Original Title: Jonas qui aura vingt-cing ans en l'an 2000
English Title: JONAH WHO WILL BE 25 IN THE YEAR 2000

Tanner's film is a playful exploration of the lives of eight ex-revolutionaries of the 1960s. Now all in their early thirties, they're wasting away at jobs considerably less romantic than they had envisioned in their radical youth. Like their American counterparts, these stranded creatures seem ludicrous in their iconoclasm; they're the drugstore cowboys of the Protest Movement, poignantly wondering where the parade's gone, and longing for the good old bad days when moral and political issues were more sharply defined.

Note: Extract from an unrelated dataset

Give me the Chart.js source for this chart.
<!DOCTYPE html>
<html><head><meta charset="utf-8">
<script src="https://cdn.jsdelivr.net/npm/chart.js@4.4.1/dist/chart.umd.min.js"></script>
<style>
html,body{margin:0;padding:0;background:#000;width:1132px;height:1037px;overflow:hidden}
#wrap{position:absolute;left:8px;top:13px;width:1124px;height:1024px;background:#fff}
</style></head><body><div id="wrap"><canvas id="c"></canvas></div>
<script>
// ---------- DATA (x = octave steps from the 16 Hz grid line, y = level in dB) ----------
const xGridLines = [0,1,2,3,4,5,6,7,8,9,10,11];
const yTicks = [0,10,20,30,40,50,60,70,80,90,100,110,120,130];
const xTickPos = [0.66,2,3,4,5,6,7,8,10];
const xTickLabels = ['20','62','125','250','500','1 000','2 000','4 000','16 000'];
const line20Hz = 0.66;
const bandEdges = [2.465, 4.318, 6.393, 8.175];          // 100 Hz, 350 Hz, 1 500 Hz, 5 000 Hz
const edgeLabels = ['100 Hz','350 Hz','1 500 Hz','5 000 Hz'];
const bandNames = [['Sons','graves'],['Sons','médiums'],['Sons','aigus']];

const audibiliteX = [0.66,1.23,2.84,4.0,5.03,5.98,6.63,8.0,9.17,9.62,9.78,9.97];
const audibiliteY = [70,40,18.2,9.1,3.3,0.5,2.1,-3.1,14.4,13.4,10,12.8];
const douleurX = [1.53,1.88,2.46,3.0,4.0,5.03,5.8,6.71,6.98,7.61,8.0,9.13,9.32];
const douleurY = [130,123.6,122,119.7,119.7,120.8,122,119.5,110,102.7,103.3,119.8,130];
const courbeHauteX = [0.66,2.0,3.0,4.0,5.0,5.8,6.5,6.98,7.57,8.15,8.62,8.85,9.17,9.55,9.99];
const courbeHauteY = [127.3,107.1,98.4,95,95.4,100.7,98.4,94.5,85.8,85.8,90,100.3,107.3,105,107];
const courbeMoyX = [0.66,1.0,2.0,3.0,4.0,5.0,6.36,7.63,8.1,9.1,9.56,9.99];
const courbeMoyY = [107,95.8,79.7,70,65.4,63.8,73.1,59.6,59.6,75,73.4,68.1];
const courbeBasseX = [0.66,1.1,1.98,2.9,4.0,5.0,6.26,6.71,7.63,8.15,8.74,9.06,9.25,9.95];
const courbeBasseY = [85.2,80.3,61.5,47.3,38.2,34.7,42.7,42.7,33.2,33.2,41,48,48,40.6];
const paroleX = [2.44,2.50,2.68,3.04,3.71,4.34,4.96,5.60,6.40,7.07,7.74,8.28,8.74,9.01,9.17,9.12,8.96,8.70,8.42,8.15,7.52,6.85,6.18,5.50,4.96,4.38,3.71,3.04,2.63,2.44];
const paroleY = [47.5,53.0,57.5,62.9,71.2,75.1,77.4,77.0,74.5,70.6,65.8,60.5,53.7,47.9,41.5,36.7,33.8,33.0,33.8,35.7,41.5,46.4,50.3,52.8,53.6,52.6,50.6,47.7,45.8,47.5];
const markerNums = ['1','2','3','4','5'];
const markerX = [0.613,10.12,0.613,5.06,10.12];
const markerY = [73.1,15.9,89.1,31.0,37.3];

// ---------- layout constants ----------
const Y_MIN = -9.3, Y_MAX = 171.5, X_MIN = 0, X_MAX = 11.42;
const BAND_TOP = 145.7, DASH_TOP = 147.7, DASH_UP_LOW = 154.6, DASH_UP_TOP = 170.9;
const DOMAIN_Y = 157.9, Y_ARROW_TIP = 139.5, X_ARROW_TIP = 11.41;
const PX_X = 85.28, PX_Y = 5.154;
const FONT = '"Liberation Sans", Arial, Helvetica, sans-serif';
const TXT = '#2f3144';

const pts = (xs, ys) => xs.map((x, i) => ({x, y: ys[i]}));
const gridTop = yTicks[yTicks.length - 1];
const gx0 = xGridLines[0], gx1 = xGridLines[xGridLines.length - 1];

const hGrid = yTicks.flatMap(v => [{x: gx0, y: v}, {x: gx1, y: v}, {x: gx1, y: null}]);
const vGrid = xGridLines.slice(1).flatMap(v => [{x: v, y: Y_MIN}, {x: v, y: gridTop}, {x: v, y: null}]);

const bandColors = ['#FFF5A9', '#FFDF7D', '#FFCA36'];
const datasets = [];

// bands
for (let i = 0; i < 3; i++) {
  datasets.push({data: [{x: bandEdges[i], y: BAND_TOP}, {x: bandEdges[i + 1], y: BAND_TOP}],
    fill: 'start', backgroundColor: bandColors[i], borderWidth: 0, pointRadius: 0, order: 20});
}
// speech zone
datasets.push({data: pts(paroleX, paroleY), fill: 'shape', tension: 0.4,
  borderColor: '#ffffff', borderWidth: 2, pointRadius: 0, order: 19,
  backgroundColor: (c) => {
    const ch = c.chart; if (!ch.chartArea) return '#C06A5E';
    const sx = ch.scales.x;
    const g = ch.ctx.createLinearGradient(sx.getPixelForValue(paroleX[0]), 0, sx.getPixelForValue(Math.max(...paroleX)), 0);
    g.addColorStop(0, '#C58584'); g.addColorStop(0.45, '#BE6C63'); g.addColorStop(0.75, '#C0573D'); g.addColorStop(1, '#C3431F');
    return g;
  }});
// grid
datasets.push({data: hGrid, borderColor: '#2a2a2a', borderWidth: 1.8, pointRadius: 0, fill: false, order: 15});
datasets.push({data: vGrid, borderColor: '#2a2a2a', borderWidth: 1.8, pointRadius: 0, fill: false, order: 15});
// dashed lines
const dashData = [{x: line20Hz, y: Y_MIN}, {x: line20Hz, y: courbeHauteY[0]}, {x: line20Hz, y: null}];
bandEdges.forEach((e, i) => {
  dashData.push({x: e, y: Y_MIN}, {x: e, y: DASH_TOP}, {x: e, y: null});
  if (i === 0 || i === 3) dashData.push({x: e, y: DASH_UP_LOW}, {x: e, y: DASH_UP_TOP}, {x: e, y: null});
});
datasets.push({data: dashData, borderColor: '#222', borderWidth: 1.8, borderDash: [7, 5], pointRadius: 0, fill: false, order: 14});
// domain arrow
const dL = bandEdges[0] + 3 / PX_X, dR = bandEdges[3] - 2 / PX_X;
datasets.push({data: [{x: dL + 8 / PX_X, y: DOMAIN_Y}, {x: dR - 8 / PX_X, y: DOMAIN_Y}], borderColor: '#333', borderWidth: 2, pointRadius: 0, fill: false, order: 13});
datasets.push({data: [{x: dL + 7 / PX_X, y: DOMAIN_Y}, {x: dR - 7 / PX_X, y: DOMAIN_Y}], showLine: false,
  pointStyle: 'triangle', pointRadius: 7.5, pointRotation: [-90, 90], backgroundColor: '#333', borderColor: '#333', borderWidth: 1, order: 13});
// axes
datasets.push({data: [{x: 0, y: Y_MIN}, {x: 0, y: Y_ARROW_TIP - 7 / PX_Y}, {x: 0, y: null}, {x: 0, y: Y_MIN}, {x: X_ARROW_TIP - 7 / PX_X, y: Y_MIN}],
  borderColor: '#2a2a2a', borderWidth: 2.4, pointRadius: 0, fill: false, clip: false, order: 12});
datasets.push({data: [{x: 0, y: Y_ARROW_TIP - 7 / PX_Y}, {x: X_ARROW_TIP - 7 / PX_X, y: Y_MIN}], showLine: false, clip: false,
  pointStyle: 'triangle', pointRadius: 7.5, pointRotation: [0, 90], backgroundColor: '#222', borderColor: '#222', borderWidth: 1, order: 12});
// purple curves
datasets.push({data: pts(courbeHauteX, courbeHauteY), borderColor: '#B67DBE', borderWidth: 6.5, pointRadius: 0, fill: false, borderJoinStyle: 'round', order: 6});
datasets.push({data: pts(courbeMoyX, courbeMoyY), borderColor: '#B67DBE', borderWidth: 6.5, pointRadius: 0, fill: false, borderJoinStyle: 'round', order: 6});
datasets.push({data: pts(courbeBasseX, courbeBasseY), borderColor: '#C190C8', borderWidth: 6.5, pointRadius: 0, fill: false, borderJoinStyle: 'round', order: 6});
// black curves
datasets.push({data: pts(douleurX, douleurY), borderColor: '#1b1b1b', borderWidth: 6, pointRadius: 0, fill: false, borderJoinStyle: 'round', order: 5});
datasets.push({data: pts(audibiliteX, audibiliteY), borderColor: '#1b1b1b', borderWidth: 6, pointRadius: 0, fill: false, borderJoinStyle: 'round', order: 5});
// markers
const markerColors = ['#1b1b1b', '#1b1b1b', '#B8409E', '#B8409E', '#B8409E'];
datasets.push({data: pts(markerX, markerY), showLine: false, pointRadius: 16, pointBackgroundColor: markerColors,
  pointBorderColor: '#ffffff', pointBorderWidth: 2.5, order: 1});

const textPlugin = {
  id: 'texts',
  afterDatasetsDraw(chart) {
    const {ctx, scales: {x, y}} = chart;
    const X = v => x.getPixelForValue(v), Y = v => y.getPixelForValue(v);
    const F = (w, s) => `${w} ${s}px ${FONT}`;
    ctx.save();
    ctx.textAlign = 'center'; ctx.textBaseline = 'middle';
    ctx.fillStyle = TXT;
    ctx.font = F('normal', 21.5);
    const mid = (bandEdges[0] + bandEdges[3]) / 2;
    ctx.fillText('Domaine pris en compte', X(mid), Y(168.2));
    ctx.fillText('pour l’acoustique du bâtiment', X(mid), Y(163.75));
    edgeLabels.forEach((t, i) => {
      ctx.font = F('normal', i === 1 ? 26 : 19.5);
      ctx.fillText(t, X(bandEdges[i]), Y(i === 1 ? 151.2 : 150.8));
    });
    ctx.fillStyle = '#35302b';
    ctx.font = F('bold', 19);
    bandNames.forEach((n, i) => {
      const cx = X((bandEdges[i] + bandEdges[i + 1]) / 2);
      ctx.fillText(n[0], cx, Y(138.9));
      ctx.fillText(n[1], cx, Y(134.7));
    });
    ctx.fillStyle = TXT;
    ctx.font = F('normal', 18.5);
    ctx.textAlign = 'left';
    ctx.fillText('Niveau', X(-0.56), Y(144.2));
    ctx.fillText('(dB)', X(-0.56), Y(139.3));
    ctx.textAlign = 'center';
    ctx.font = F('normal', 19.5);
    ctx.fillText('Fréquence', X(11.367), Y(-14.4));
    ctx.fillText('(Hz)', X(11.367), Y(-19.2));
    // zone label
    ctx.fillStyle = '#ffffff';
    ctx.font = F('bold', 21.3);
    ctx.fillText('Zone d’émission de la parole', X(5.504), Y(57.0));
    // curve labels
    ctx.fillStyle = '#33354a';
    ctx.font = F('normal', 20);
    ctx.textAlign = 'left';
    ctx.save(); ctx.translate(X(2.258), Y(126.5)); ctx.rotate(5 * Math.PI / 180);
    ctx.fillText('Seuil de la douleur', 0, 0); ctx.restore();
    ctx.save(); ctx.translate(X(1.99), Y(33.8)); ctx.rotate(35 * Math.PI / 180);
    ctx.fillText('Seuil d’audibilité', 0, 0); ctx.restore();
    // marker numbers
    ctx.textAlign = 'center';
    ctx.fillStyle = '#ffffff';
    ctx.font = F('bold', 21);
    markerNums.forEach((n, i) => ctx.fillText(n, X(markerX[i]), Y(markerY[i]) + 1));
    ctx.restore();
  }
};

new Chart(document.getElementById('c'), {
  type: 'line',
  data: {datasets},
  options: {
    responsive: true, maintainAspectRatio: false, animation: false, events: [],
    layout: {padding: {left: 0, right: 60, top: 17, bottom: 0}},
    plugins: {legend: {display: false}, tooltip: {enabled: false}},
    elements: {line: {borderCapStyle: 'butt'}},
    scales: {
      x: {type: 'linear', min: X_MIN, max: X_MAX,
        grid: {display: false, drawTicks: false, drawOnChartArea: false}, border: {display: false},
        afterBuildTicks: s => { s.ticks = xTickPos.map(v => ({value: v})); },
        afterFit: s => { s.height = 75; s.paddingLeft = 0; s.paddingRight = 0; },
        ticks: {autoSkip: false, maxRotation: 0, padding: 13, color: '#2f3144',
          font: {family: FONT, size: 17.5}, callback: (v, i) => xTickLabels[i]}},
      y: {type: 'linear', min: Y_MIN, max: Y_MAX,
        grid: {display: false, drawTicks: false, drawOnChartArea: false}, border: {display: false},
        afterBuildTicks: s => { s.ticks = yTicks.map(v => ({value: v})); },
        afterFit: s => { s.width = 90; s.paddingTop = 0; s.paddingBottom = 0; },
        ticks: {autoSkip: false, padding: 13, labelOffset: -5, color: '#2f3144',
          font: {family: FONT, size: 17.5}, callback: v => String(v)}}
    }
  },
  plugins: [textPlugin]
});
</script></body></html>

Most of the characters still employ the rhetoric of “Commitment,” a weird melange of Marxist cant and genuine humanitarian concern. But there's something admirable too in their refusal to be sucked up by the easy blandishments of bourgeois life. Their reckless idealism has been buried by the cruel indifference of history, yet stubbornly the characters refuse to join the crowd and forget their youthful dreams. Written by John Berger, the Marxist art critic and novelist, the movie maintains a tenuous balance between satire and sympathy. At their worst, the characters are sanctimonious, shrill and morally inconsistent – just like the old days. But at least they're alive and kicking. And like many of the aging children of the '60s, they have a special kind of grace, an extraordinary romantic readiness that wistful people of all ages secretly admired in the youth of that era. Today, young people are much more sane and sensible: The times have forced them to be more cautious, more modest in their aspirations, more reasonable in their sense of the future's possibilities. Perhaps a bit defensively, they shake their heads in wonderment at the flamboyance of their predecessors just a decade ago. As Tanner and Berger demonstrate, there was much that was faintly absurd about the youth of the '60s – but also something magical and exhilarating.